(begin)
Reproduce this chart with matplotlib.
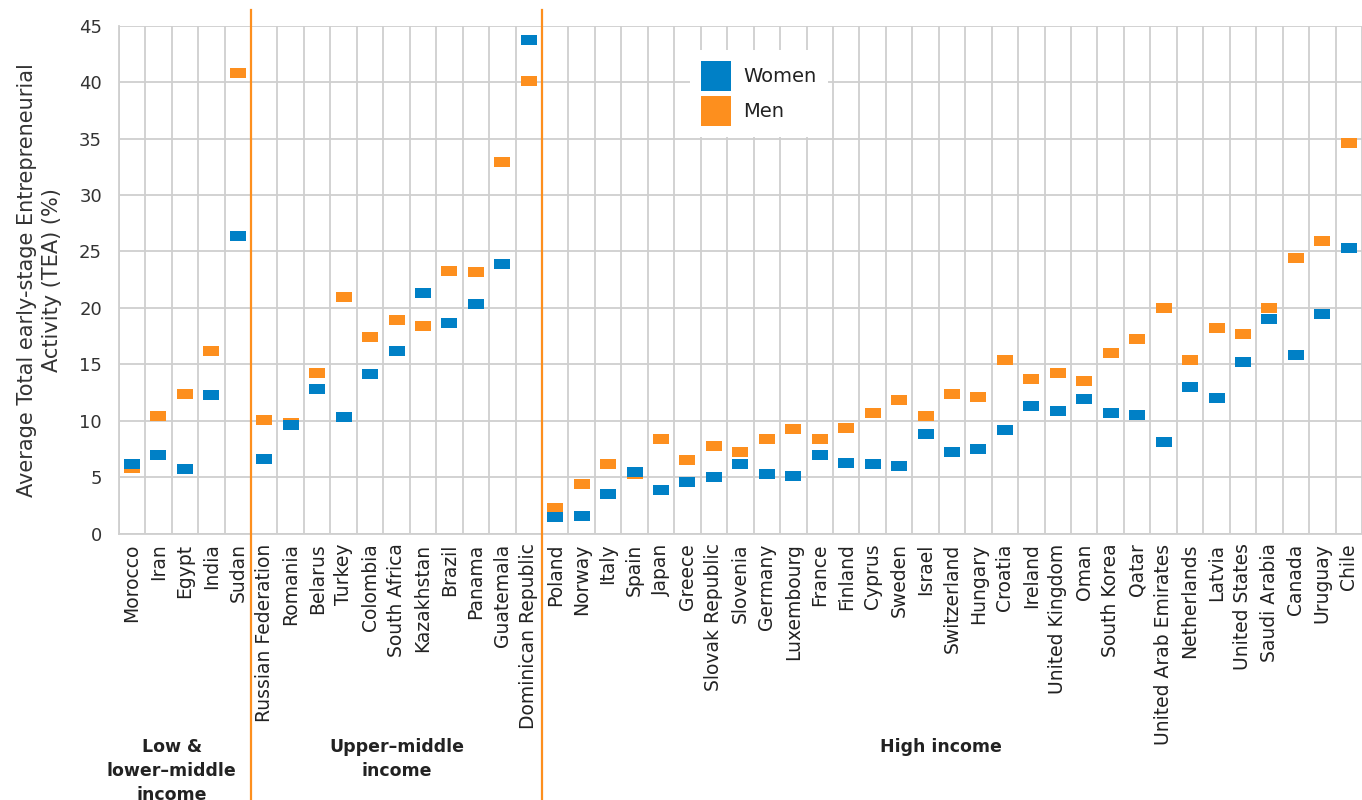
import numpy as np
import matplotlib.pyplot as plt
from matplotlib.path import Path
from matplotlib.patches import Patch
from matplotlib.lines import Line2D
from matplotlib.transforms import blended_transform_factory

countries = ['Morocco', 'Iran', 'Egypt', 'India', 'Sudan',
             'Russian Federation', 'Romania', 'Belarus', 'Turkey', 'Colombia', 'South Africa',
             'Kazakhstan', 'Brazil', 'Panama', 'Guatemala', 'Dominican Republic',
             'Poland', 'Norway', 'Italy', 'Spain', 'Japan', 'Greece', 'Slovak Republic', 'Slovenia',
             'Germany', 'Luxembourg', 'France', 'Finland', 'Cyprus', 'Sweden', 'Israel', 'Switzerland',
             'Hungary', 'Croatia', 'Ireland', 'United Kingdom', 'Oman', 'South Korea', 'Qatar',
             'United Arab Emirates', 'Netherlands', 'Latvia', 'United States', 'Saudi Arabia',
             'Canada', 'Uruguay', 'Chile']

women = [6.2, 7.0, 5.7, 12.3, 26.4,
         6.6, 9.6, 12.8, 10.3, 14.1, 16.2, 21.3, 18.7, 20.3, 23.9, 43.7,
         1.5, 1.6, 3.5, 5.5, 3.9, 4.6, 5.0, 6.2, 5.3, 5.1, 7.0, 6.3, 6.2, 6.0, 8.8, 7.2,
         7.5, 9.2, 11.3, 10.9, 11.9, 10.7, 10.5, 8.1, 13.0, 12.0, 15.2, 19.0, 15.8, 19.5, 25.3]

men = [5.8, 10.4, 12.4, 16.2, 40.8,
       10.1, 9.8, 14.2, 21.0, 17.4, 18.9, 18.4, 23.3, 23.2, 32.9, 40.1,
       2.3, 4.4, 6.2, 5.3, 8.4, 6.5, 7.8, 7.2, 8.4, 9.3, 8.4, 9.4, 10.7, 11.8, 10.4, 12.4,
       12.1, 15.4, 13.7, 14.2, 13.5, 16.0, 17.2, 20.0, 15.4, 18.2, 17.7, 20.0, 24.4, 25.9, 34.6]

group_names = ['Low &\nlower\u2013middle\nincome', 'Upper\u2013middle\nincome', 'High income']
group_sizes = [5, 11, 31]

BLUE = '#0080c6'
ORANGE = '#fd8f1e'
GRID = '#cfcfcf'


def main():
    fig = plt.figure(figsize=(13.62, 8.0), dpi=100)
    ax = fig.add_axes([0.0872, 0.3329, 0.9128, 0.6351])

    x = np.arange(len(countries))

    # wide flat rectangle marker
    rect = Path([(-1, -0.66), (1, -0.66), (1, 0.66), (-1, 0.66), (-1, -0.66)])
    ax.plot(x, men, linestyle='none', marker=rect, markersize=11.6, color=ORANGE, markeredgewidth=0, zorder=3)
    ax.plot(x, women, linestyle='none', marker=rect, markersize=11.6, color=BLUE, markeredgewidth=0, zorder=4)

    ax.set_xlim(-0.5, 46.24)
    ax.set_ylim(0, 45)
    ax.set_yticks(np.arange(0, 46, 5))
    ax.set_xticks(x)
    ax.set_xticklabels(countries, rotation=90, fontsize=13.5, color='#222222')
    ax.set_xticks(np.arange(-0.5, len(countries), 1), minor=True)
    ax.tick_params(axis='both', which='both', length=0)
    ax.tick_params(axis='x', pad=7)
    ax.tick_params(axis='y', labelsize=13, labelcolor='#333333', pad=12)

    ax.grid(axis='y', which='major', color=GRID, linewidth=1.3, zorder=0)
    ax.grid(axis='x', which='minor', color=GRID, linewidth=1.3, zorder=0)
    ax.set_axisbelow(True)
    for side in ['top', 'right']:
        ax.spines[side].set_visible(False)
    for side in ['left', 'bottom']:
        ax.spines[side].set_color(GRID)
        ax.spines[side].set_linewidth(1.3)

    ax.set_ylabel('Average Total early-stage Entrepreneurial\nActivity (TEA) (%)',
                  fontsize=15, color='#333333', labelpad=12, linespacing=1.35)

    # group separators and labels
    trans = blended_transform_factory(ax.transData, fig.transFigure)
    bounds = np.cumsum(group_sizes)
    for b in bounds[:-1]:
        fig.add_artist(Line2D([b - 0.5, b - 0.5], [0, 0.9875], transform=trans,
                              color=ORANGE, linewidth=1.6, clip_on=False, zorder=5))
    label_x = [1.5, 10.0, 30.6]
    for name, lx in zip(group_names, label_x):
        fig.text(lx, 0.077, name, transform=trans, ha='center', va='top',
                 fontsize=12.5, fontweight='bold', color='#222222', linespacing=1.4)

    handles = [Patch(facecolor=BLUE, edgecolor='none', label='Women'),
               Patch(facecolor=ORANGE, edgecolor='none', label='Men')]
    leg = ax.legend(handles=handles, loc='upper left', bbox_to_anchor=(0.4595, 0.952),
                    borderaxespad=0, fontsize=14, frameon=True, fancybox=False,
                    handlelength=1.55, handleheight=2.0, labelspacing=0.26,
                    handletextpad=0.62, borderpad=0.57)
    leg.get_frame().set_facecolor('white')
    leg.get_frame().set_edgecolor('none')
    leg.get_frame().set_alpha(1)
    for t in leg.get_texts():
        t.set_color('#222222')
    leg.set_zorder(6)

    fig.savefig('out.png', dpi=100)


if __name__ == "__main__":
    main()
(end)
OBJECTIVE:
Among the lines of the material above, how many include the string "matplotlib"? Report only that number.

RESPONSE TO THIS EXERCISE:
6